According to Nielsen Media Research, the episode was seen by an estimated 1.92 million household viewers and gained a 0.9/4 ratings share among adults aged 18–49. The episode received very positive reviews from critics, who praised the cast's performances and the humor.

==Plot==
Jake (Andy Samberg) and the squad retrieve Kevin (Marc Evan Jackson) from the Columbia University campus. Holt (Andre Braugher) informs them that Kevin will be sent to a safe house and Jake volunteers himself to accompany him throughout his time.

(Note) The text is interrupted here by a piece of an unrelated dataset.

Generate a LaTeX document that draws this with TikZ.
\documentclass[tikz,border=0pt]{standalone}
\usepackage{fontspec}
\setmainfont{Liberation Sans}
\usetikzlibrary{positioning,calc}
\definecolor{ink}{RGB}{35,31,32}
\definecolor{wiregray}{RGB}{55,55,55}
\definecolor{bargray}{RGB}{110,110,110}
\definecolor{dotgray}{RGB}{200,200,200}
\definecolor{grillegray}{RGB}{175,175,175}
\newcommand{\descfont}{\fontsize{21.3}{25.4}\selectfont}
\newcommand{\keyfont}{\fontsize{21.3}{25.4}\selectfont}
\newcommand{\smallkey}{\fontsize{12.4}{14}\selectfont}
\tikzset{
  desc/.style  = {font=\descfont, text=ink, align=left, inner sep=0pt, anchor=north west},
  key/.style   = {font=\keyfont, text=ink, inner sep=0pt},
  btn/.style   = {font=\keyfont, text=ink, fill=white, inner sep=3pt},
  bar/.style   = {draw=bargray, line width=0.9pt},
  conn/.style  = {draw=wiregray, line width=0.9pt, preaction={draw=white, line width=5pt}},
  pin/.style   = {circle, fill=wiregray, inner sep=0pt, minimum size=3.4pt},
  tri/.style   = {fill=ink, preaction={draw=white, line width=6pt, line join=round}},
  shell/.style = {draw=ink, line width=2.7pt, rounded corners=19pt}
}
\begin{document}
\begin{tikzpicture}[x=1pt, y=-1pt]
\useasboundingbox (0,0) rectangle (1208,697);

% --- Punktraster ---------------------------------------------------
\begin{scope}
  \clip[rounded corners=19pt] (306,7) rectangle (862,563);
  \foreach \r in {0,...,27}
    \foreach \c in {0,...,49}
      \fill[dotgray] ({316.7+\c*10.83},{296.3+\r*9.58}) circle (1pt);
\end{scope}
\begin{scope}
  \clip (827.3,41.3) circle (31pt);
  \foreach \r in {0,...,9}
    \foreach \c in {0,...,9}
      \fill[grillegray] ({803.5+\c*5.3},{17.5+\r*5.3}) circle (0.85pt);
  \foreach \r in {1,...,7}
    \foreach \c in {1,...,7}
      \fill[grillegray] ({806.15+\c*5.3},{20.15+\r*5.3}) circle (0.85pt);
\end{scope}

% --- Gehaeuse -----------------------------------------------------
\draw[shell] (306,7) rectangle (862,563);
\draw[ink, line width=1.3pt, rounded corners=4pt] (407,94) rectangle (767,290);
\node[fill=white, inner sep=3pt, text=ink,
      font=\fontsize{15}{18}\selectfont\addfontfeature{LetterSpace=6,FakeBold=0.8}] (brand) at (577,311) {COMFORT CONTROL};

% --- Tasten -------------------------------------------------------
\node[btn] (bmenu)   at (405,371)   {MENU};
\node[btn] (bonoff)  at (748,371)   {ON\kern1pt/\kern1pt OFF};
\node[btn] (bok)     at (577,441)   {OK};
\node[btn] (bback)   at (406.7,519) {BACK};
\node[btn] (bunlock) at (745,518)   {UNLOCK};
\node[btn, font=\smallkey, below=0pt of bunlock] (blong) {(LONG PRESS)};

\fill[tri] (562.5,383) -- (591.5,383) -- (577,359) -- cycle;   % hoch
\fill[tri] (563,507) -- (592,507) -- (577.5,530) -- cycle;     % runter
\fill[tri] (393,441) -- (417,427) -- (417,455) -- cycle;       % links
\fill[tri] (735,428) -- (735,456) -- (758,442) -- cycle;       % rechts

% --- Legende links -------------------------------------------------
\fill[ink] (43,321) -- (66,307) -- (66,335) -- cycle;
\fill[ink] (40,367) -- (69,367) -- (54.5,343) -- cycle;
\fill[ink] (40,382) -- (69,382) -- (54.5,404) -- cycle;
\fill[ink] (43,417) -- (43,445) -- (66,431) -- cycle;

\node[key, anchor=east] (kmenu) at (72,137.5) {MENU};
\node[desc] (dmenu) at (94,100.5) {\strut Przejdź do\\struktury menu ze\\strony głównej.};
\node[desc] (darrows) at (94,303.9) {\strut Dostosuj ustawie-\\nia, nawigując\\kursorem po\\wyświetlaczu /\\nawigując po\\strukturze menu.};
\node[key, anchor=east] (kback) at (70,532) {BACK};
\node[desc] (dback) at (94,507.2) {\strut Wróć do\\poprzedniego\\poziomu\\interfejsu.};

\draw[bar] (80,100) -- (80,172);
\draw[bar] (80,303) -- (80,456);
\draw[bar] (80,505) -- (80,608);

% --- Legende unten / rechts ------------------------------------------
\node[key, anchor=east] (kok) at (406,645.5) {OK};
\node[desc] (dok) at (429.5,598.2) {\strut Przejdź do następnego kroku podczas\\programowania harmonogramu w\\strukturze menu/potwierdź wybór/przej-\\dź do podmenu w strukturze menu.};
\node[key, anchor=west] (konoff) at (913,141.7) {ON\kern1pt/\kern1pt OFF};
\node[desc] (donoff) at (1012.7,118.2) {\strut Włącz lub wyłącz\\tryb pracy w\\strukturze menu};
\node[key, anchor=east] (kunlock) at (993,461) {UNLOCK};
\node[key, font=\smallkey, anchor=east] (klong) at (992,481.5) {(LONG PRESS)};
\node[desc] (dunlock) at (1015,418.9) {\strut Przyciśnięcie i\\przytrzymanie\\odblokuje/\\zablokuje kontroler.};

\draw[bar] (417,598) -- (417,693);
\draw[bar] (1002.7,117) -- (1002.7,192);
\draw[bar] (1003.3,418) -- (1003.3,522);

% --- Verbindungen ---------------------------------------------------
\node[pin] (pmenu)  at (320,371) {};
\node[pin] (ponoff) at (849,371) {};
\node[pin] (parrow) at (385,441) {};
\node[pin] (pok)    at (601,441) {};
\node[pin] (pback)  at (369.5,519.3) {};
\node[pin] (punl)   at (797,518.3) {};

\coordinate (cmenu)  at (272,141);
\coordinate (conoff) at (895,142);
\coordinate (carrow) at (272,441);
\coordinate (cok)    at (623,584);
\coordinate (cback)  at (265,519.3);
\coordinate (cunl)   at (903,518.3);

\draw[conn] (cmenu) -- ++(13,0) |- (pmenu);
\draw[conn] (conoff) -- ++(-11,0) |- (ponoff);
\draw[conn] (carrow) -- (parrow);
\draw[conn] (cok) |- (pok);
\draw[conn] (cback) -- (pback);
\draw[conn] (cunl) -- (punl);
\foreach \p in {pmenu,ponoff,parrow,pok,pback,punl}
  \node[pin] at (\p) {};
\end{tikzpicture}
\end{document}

For 2 months, Jake and Kevin stay in a safe house but due to Holt's severe limitations, which include staying out of sight of the windows during daytime and no phone or Internet, they are quickly bored with their environment. This also causes a strain on Kevin's and Holt's relationship, as Kevin is unable to research his book. Meanwhile, the squad tries to track down Murphy (Paul Adelstein). Rosa (Stephanie Beatriz) goes to a hair salon and is forced to gossip and change her hair to get info out of Murphy's girlfriend, Nikki (Cyrina Fiallo). Amy (Melissa Fumero), Terry (Terry Crews), and Scully (Joel McKinnon Miller) search through a room full of shredded documents to pin down Murphy's location.

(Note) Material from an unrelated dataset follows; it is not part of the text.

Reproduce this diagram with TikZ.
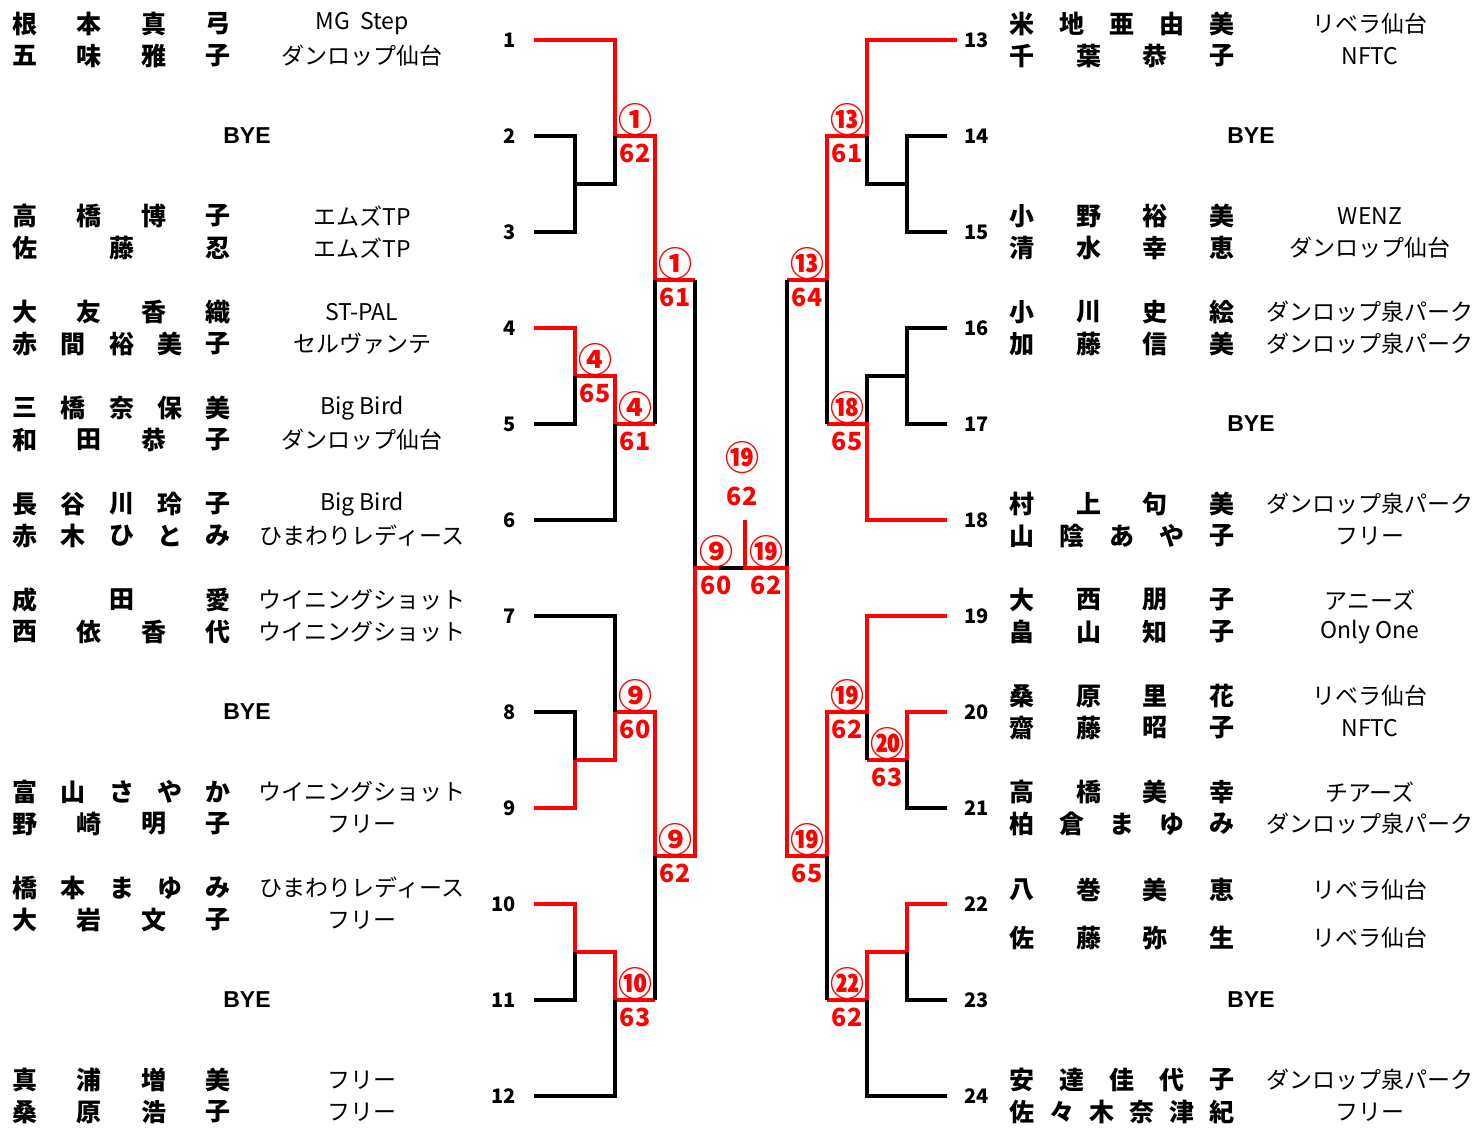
\documentclass[tikz,border=0pt]{standalone}
\usepackage{fontspec}
\setmainfont{Noto Sans CJK JP}
\newfontfamily\byefont{Liberation Sans}
\usepackage{tikz}
\definecolor{winred}{RGB}{255,0,0}
\def\wide{1476}
\def\high{1128}
% player names, spread between two columns
\newcommand{\lname}[4]{\foreach \c [count=\k from 0] in {#4} \node[nm] (#1-\k) at ({25+193*\k/(#3-1)},#2) {\c};}
\newcommand{\rname}[4]{\foreach \c [count=\k from 0] in {#4} \node[nm] (#1-\k) at ({1022+200*\k/(#3-1)},#2) {\c};}
% winner (circled) above, score below
\newcommand{\score}[5]{\node[circ] (w#1) at (#2,#3-16) {#4}; \node[pts] (s#1) at (#2,#3+17) {#5};}

\tikzset{
	win/.style={draw=winred, line width=2pt},
	lose/.style={draw=black, line width=2pt},
	nm/.style={font=\fontsize{12.5}{14}\selectfont\bfseries, inner sep=0pt},
	team/.style={font=\fontsize{11.5}{13}\selectfont, inner sep=0pt},
	num/.style={font=\fontsize{10}{12}\selectfont\bfseries, inner sep=0pt},
	circ/.style={font=\fontsize{17}{19}\selectfont\bfseries, text=winred, inner sep=0pt},
	pts/.style={font=\fontsize{12.5}{14}\selectfont\bfseries, text=winred, inner sep=0pt},
	bye/.style={font=\byefont\fontsize{11.5}{13}\selectfont\bfseries, inner sep=0pt},
}

\begin{document}
\begin{tikzpicture}[x=0.5pt, y=-0.5pt]
	\useasboundingbox (0,0) rectangle (\wide,\high);
	% slot numbers and line ends
	\foreach \i in {1,...,12} {
		\node[num, anchor=east] (n\i) at (516,{40+96*(\i-1)}) {\i};
		\coordinate (L\i) at (534,{40+96*(\i-1)});
	}
	\foreach \i in {13,...,24} {
		\node[num, anchor=west] (n\i) at (964,{40+96*(\i-13)}) {\i};
		\coordinate (R\i) at (947,{40+96*(\i-13)});
	}
	\coordinate (R13) at (957,40);

	% left half
	\draw[win] (L1) -- (615,40) -- (615,136) -- (655,136) -- (655,280) -- (695,280);
	\draw[lose] (L2) -- (575,136) -- (575,232) -- (L3);
	\draw[lose] (575,184) -- (615,184) -- (615,136);
	\draw[win] (L4) -- (575,328) -- (575,376) -- (615,376) -- (615,424) -- (655,424);
	\draw[lose] (L5) -- (575,424) -- (575,376);
	\draw[lose] (L6) -- (615,520) -- (615,424);
	\draw[lose] (655,424) -- (655,280);
	\draw[lose] (695,280) -- (695,568) -- (745,568);
	\draw[win] (L9) -- (575,808) -- (575,760) -- (615,760) -- (615,712) -- (655,712) -- (655,856) -- (695,856) -- (695,568) -- (719,568);
	\draw[lose] (L8) -- (575,712) -- (575,760);
	\draw[lose] (L7) -- (615,616) -- (615,712);
	\draw[win] (L10) -- (575,904) -- (575,952) -- (615,952) -- (615,1000) -- (655,1000);
	\draw[lose] (L11) -- (575,1000) -- (575,952);
	\draw[lose] (L12) -- (615,1096) -- (615,1000);
	\draw[lose] (655,1000) -- (655,856);

	% right half
	\draw[win] (R13) -- (867,40) -- (867,136) -- (827,136) -- (827,280) -- (787,280);
	\draw[lose] (R14) -- (907,136) -- (907,232) -- (R15);
	\draw[lose] (907,184) -- (867,184) -- (867,136);
	\draw[lose] (R16) -- (907,328) -- (907,424) -- (R17);
	\draw[lose] (907,376) -- (867,376) -- (867,424);
	\draw[win] (R18) -- (867,520) -- (867,424) -- (827,424);
	\draw[lose] (827,424) -- (827,280);
	\draw[lose] (787,280) -- (787,568);
	\draw[win] (R20) -- (907,712) -- (907,760) -- (867,760);
	\draw[lose] (R21) -- (907,808) -- (907,760);
	\draw[lose] (867,760) -- (867,712);
	\draw[win] (R19) -- (867,616) -- (867,712) -- (827,712) -- (827,856) -- (787,856) -- (787,568) -- (745,568) -- (745,520);
	\draw[win] (R22) -- (907,904) -- (907,952) -- (867,952) -- (867,1000) -- (827,1000);
	\draw[lose] (R23) -- (907,1000) -- (907,952);
	\draw[lose] (R24) -- (867,1096) -- (867,1000);
	\draw[lose] (827,1000) -- (827,856);

	% results
	\score{1}{635}{136}{①}{62}
	\score{2}{595}{376}{④}{65}
	\score{3}{635}{424}{④}{61}
	\score{4}{675}{280}{①}{61}
	\score{5}{635}{712}{⑨}{60}
	\score{6}{635}{1000}{⑩}{63}
	\score{7}{675}{856}{⑨}{62}
	\score{8}{716}{568}{⑨}{60}
	\score{9}{766}{568}{⑲}{62}
	\node[circ] (wf) at (742,458) {⑲};
	\node[pts] (sf) at (742,496) {62};
	\score{10}{847}{136}{⑬}{61}
	\score{11}{847}{424}{⑱}{65}
	\score{12}{807}{280}{⑬}{64}
	\score{13}{847}{712}{⑲}{62}
	\score{14}{887}{760}{⑳}{63}
	\score{15}{807}{856}{⑲}{65}
	\score{16}{847}{1000}{㉒}{62}

	% left players
	\lname{a1}{24}{4}{根,本,真,弓}        \node[team] (ta1) at (362,24) {MG\ \ Step};
	\lname{b1}{56}{4}{五,味,雅,子}        \node[team] (tb1) at (362,56) {ダンロップ仙台};
	\node[bye] (bye2) at (247,136) {BYE};
	\lname{a3}{216}{4}{高,橋,博,子}       \node[team] (ta3) at (362,216) {エムズTP};
	\lname{b3}{248}{3}{佐,藤,忍}          \node[team] (tb3) at (362,248) {エムズTP};
	\lname{a4}{312}{4}{大,友,香,織}       \node[team] (ta4) at (362,312) {ST-PAL};
	\lname{b4}{344}{5}{赤,間,裕,美,子}    \node[team] (tb4) at (362,344) {セルヴァンテ};
	\lname{a5}{408}{5}{三,橋,奈,保,美}    \node[team] (ta5) at (362,408) {Big Bird};
	\lname{b5}{440}{4}{和,田,恭,子}       \node[team] (tb5) at (362,440) {ダンロップ仙台};
	\lname{a6}{504}{5}{長,谷,川,玲,子}    \node[team] (ta6) at (362,504) {Big Bird};
	\lname{b6}{536}{5}{赤,木,ひ,と,み}    \node[team] (tb6) at (362,536) {ひまわりレディース};
	\lname{a7}{600}{3}{成,田,愛}          \node[team] (ta7) at (362,600) {ウイニングショット};
	\lname{b7}{632}{4}{西,依,香,代}       \node[team] (tb7) at (362,632) {ウイニングショット};
	\node[bye] (bye8) at (247,712) {BYE};
	\lname{a9}{792}{5}{富,山,さ,や,か}    \node[team] (ta9) at (362,792) {ウイニングショット};
	\lname{b9}{824}{4}{野,崎,明,子}       \node[team] (tb9) at (362,824) {フリー};
	\lname{a10}{888}{5}{橋,本,ま,ゆ,み}   \node[team] (ta10) at (362,888) {ひまわりレディース};
	\lname{b10}{920}{4}{大,岩,文,子}      \node[team] (tb10) at (362,920) {フリー};
	\node[bye] (bye11) at (247,1000) {BYE};
	\lname{a12}{1080}{4}{真,浦,増,美}     \node[team] (ta12) at (362,1080) {フリー};
	\lname{b12}{1112}{4}{桑,原,浩,子}     \node[team] (tb12) at (362,1112) {フリー};

	% right players
	\rname{a13}{24}{5}{米,地,亜,由,美}    \node[team] (ta13) at (1370,24) {リベラ仙台};
	\rname{b13}{56}{4}{千,葉,恭,子}       \node[team] (tb13) at (1370,56) {NFTC};
	\node[bye] (bye14) at (1251,136) {BYE};
	\rname{a15}{216}{4}{小,野,裕,美}      \node[team] (ta15) at (1370,216) {WENZ};
	\rname{b15}{248}{4}{清,水,幸,恵}      \node[team] (tb15) at (1370,248) {ダンロップ仙台};
	\rname{a16}{312}{4}{小,川,史,絵}      \node[team] (ta16) at (1370,312) {ダンロップ泉パーク};
	\rname{b16}{344}{4}{加,藤,信,美}      \node[team] (tb16) at (1370,344) {ダンロップ泉パーク};
	\node[bye] (bye17) at (1251,424) {BYE};
	\rname{a18}{504}{4}{村,上,句,美}      \node[team] (ta18) at (1370,504) {ダンロップ泉パーク};
	\rname{b18}{536}{5}{山,陰,あ,や,子}   \node[team] (tb18) at (1370,536) {フリー};
	\rname{a19}{600}{4}{大,西,朋,子}      \node[team] (ta19) at (1370,600) {アニーズ};
	\rname{b19}{632}{4}{畠,山,知,子}      \node[team] (tb19) at (1370,632) {Only One};
	\rname{a20}{696}{4}{桑,原,里,花}      \node[team] (ta20) at (1370,696) {リベラ仙台};
	\rname{b20}{728}{4}{齋,藤,昭,子}      \node[team] (tb20) at (1370,728) {NFTC};
	\rname{a21}{792}{4}{高,橋,美,幸}      \node[team] (ta21) at (1370,792) {チアーズ};
	\rname{b21}{824}{5}{柏,倉,ま,ゆ,み}   \node[team] (tb21) at (1370,824) {ダンロップ泉パーク};
	\rname{a22}{890}{4}{八,巻,美,恵}      \node[team] (ta22) at (1370,890) {リベラ仙台};
	\rname{b22}{938}{4}{佐,藤,弥,生}      \node[team] (tb22) at (1370,938) {リベラ仙台};
	\node[bye] (bye23) at (1251,1000) {BYE};
	\rname{a24}{1080}{5}{安,達,佳,代,子}  \node[team] (ta24) at (1370,1080) {ダンロップ泉パーク};
	\rname{b24}{1112}{6}{佐,々,木,奈,津,紀} \node[team] (tb24) at (1370,1112) {フリー};
\end{tikzpicture}
\end{document}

Jake decides to sneak Kevin to the New York Public Library so he can continue his research, and to avoid further straining his relationship with Holt. However, they are both caught by Holt and are forced to return to the house by bus. In the bus, they notice Murphy's henchman and Jake and Kevin escape, but Holt is captured by the henchman and brought to Murphy. Rosa sends the address she got from Nikki and the shredded documents, and Jake and Kevin arrive at Murphy's hideout. Jake is captured and about to be shot by Murphy until Kevin crashes a car into the hideout and punches Murphy in the throat, freeing them. Murphy's operation collapses and Jake and Kevin return to their normal lives.

==Reception==
===Viewers===
In its original American broadcast, "Safe House" was seen by an estimated 1.92 million household viewers and gained a 0.9/4 ratings share among adults aged 18–49, according to Nielsen Media Research. This was slight increase in viewership from the previous episode, which was watched by 1.81 million viewers with a 0.7/3 in the 18-49 demographics. This means that 0.9 percent of all households with televisions watched the episode, while 4 percent of all households watching television at that time watched it. With these ratings, Brooklyn Nine-Nine was the second highest rated show on FOX for the night, beating The Last Man on Earth, Bob's Burgers and The Simpsons but behind Family Guy, fourth on its timeslot and tenth for the night, behind America's Funniest Home Videos, NCIS: Los Angeles, Family Guy, Genius Junior, Instinct, Little Big Shots, 60 Minutes, American Idol, and an NCAA Tournament game.

===Critical reviews===
"Safe House" received very positive reviews from critics. LaToya Ferguson of The A.V. Club gave the episode a "C" grade and wrote, "There's no problem with Brooklyn Nine-Nine taking a comedic approach to such a dark or serious subject, because that is the entire point of the series. But for 'Safe House,' while the A-story is so aggressively (and intentionally, of course) mind-numbing, the rest of the episode takes an equally aggressive approach in the opposite, cartoonish direction. (And those parts get even less focus than they would in most episodes.)"

Alan Sepinwall of Uproxx wrote, "But if 'Safe House' was a familiar type of Brooklyn episode, it was an incredibly well-executed and funny example of that type, layering one ridiculous idea on top of another and managing to give most of the ensemble at least one good spotlight moment even as the bulk of the episode remained focused on Jake, Holt, and Kevin."